### Stated exercise
Select the lines of the records containing the word "that" and list them.

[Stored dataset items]
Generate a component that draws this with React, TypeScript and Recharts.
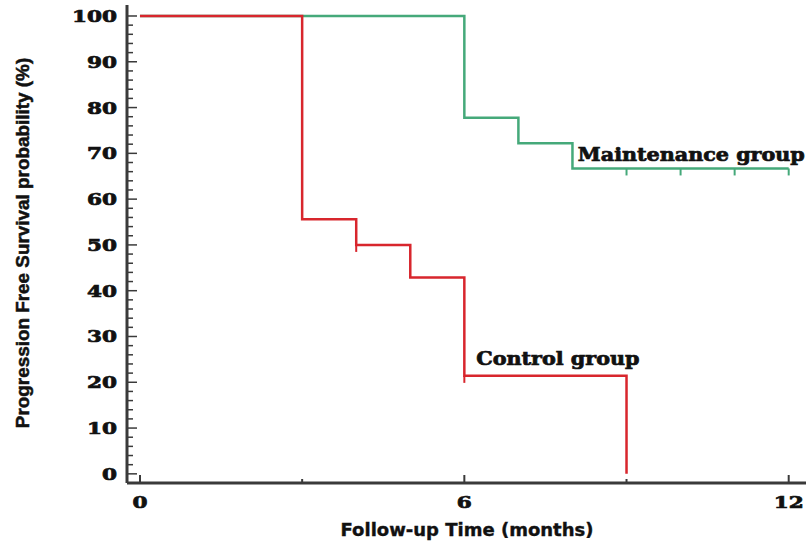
import React from 'react';
import { ComposedChart, Line, Scatter, XAxis, YAxis, ReferenceDot } from 'recharts';

const maintenanceTime = [0, 6, 7, 8, 12];
const maintenanceSurv = [100, 77.8, 72.2, 66.7, 66.7];
const maintenanceCensorTime = [9, 10, 11, 12];
const maintenanceCensorSurv = [66.7, 66.7, 66.7, 66.7];

const controlTime = [0, 3, 4, 5, 6, 9];
const controlSurv = [100, 55.6, 50, 42.9, 21.4, 0];
const controlCensorTime = [4, 6];
const controlCensorSurv = [50, 21.4];

const xTicks = [0, 3, 6, 9, 12];
const xLabelTicks = [0, 6, 12];
const yTicks = Array.from({ length: 51 }, (_, i) => i * 2);
const yLabelTicks = [0, 10, 20, 30, 40, 50, 60, 70, 80, 90, 100];

const maintenanceData = maintenanceTime.map((t, i) => ({ t, s: maintenanceSurv[i] }));
const controlData = controlTime.map((t, i) => ({ t, s: controlSurv[i] }));
const maintenanceCensor = maintenanceCensorTime.map((t, i) => ({ t, s: maintenanceCensorSurv[i] }));
const controlCensor = controlCensorTime.map((t, i) => ({ t, s: controlCensorSurv[i] }));

const GREEN = '#45a97a';
const RED = '#d8262d';
const AXIS = '#3a3a3a';
const SERIF = '"DejaVu Serif", serif';
const SANS = '"DejaVu Sans", sans-serif';

const YTick = (props: any) => {
  const { x, y, payload } = props;
  const ax = x + 10;
  const v = payload.value;
  const major = yLabelTicks.includes(v);
  return (
    <g>
      <line x1={ax} y1={y} x2={ax + (major ? 10 : 6)} y2={y} stroke={AXIS} strokeWidth={1.5} />
      {major && (
        <text
          transform={`translate(${ax - 10},${y + 6}) scale(1.35,1)`}
          textAnchor="end"
          fontFamily={SERIF}
          fontWeight="bold"
          fontSize={16}
          fill="#111"
          stroke="#111"
          strokeWidth={0.7}
        >
          {v}
        </text>
      )}
    </g>
  );
};

const XTick = (props: any) => {
  const { x, y, payload } = props;
  const ay = y - 10;
  const v = payload.value;
  const major = xLabelTicks.includes(v);
  return (
    <g>
      <line x1={x} y1={ay} x2={x} y2={ay - (major ? 8 : 4)} stroke={AXIS} strokeWidth={2} />
      {major && (
        <text
          transform={`translate(${x},${ay + 25}) scale(1.35,1)`}
          textAnchor="middle"
          fontFamily={SERIF}
          fontWeight="bold"
          fontSize={16}
          fill="#111"
          stroke="#111"
          strokeWidth={0.7}
        >
          {v}
        </text>
      )}
    </g>
  );
};

const CensorMark = (color: string) => (props: any) => {
  const { cx, cy } = props;
  return <line x1={cx} y1={cy} x2={cx} y2={cy + 7} stroke={color} strokeWidth={2} />;
};

const GroupLabel = (text: string) => (props: any) => {
  const { viewBox } = props;
  const x = viewBox.x + (viewBox.width || 0) / 2;
  const y = viewBox.y + (viewBox.height || 0) / 2;
  return (
    <text
      transform={`translate(${x},${y}) scale(1.15,1)`}
      textAnchor="start"
      fontFamily={SERIF}
      fontWeight="bold"
      fontSize={18}
      fill="#111"
      stroke="#111"
      strokeWidth={0.7}
    >
      {text}
    </text>
  );
};

export default function App() {
  return (
    <div style={{ position: 'absolute', left: 0, top: 0, width: 810, height: 544, background: '#fff' }}>
      <ComposedChart
        width={810}
        height={544}
        margin={{ top: 5, right: 4, bottom: 31, left: 0 }}
      >
        <XAxis
          dataKey="t"
          type="number"
          domain={[-0.24, 12.32]}
          ticks={xTicks}
          interval={0}
          allowDataOverflow
          height={30}
          tickLine={false}
          tickSize={0}
          tickMargin={10}
          axisLine={{ stroke: AXIS, strokeWidth: 3 }}
          tick={<XTick />}
        />
        <YAxis
          dataKey="s"
          type="number"
          domain={[-2, 102.4]}
          ticks={yTicks}
          interval={0}
          allowDataOverflow
          width={127}
          tickLine={false}
          tickSize={0}
          tickMargin={10}
          axisLine={{ stroke: AXIS, strokeWidth: 3 }}
          tick={<YTick />}
        />
        <Line
          data={maintenanceData}
          dataKey="s"
          type="stepAfter"
          stroke={GREEN}
          strokeWidth={2.5}
          dot={false}
          activeDot={false}
          isAnimationActive={false}
        />
        <Line
          data={controlData}
          dataKey="s"
          type="stepAfter"
          stroke={RED}
          strokeWidth={2.5}
          dot={false}
          activeDot={false}
          isAnimationActive={false}
        />
        <Scatter data={maintenanceCensor} dataKey="s" shape={CensorMark(GREEN)} isAnimationActive={false} />
        <Scatter data={controlCensor} dataKey="s" shape={CensorMark(RED)} isAnimationActive={false} />
        <ReferenceDot x={8.1} y={68.3} r={0} fill="none" stroke="none" label={GroupLabel('Maintenance group')} />
        <ReferenceDot x={6.22} y={23.8} r={0} fill="none" stroke="none" label={GroupLabel('Control group')} />
      </ComposedChart>
      <svg width={810} height={544} style={{ position: 'absolute', left: 0, top: 0, pointerEvents: 'none' }}>
        <text
          transform="translate(29,243) rotate(-90) scale(1.05,1)"
          textAnchor="middle"
          fontFamily={'"Liberation Sans", Arial, sans-serif'}
          fontWeight="bold"
          fontSize={18}
          fill="#111"
          stroke="#111"
          strokeWidth={0.5}
        >
          Progression Free Survival probability (%)
        </text>
        <text
          x={467}
          y={536}
          textAnchor="middle"
          fontFamily={SANS}
          fontWeight="bold"
          fontSize={18}
          fill="#111"
          stroke="#111"
          strokeWidth={0.4}
        >
          Follow-up Time (months)
        </text>
      </svg>
    </div>
  );
}
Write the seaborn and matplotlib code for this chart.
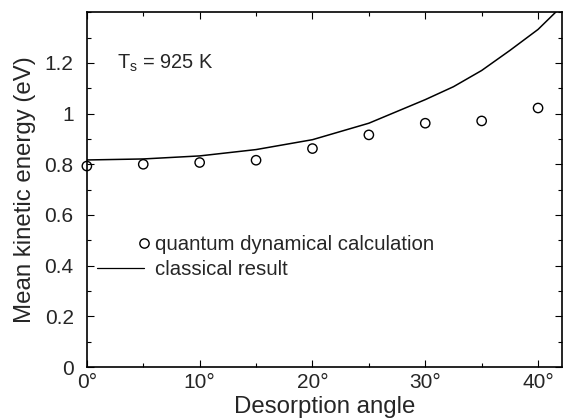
import matplotlib
matplotlib.use("Agg")
import matplotlib.pyplot as plt
from matplotlib.lines import Line2D
from matplotlib.legend_handler import HandlerLine2D
from matplotlib.ticker import MultipleLocator, FixedLocator
import seaborn as sns
import pandas as pd

# data
quantum_angle = [0, 5, 10, 15, 20, 25, 30, 35, 40]
quantum_energy = [0.793, 0.800, 0.807, 0.816, 0.862, 0.916, 0.962, 0.971, 1.022]

classical_angle = [0, 5, 10, 15, 20, 25, 30, 32.5, 35, 37.5, 40, 41.7]
classical_energy = [0.817, 0.821, 0.833, 0.858, 0.897, 0.962, 1.055, 1.106, 1.170, 1.249, 1.332, 1.406]

xtick_vals = [0, 10, 20, 30, 40]
xtick_labels = ["0°", "10°", "20°", "30°", "40°"]
ytick_vals = [0, 0.2, 0.4, 0.6, 0.8, 1.0, 1.2]
ytick_labels = ["0", "0.2", "0.4", "0.6", "0.8", "1", "1.2"]

sns.set_style("ticks")
plt.rcParams["font.family"] = ["Liberation Sans", "DejaVu Sans"]
plt.rcParams["mathtext.fontset"] = "custom"
plt.rcParams["mathtext.rm"] = "Liberation Sans"


class RightMarkerHandler(HandlerLine2D):
    """Legend handler that puts the single marker at the right end of the handle box."""
    def create_artists(self, legend, orig_handle, xdescent, ydescent, width, height,
                       fontsize, trans):
        arts = super().create_artists(legend, orig_handle, xdescent, ydescent, width,
                                      height, fontsize, trans)
        for a in arts:
            if isinstance(a, Line2D) and len(a.get_xdata()) == 3:
                a.set_markevery([2])
        return arts


fig = plt.figure(figsize=(5.64, 4.2), dpi=100)
ax = fig.add_axes([0.154, 0.126, 0.842, 0.845])

qdf = pd.DataFrame({"angle": quantum_angle, "energy": quantum_energy})
cdf = pd.DataFrame({"angle": classical_angle, "energy": classical_energy})

sns.lineplot(data=cdf, x="angle", y="energy", ax=ax, color="black", linewidth=1.1,
             sort=False)
sns.scatterplot(data=qdf, x="angle", y="energy", ax=ax, marker="o", s=45,
                facecolor="none", edgecolor="black", linewidth=1.0, clip_on=False, zorder=3)

ax.set_xlim(0, 42.1)
ax.set_ylim(0, 1.4)
ax.xaxis.set_major_locator(FixedLocator(xtick_vals))
ax.set_xticklabels(xtick_labels)
ax.yaxis.set_major_locator(FixedLocator(ytick_vals))
ax.set_yticklabels(ytick_labels)
ax.xaxis.set_minor_locator(MultipleLocator(5))
ax.yaxis.set_minor_locator(MultipleLocator(0.1))
ax.tick_params(which="both", direction="in", top=True, right=True, color="black")
ax.tick_params(which="major", length=5, width=0.8, labelsize=15)
ax.tick_params(which="minor", length=3, width=0.8)
ax.tick_params(axis="y", which="major", pad=9.5)
ax.tick_params(axis="x", which="major", pad=4)
for s in ax.spines.values():
    s.set_color("black")
    s.set_linewidth(1.2)

ax.set_xlabel("Desorption angle", fontsize=17.3, labelpad=3.5)
ax.set_ylabel("Mean kinetic energy (eV)", fontsize=17.3, labelpad=6)

ax.text(2.7, 1.2, r"T$_\mathregular{s}$ = 925 K", fontsize=14.4, va="center", ha="left")

h_q = Line2D([], [], marker="o", linestyle="none", markerfacecolor="none",
             markeredgecolor="black", markersize=6.7, markeredgewidth=1.0)
h_c = Line2D([], [], color="black", linewidth=0.9)
ax.legend([h_q, h_c], ["quantum dynamical calculation", "classical result"],
          handler_map={h_q: RightMarkerHandler(numpoints=1)},
          loc="upper left", bbox_to_anchor=(0.021, 0.372), frameon=False,
          fontsize=14.7, handlelength=2.3, handletextpad=0.55,
          borderpad=0, borderaxespad=0, labelspacing=0.3)

fig.savefig("out.png", dpi=100)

### Solved exercise
Generate a component that draws this with React, TypeScript and Recharts.
    """Legend handler that puts the single marker at the right end of the handle box."""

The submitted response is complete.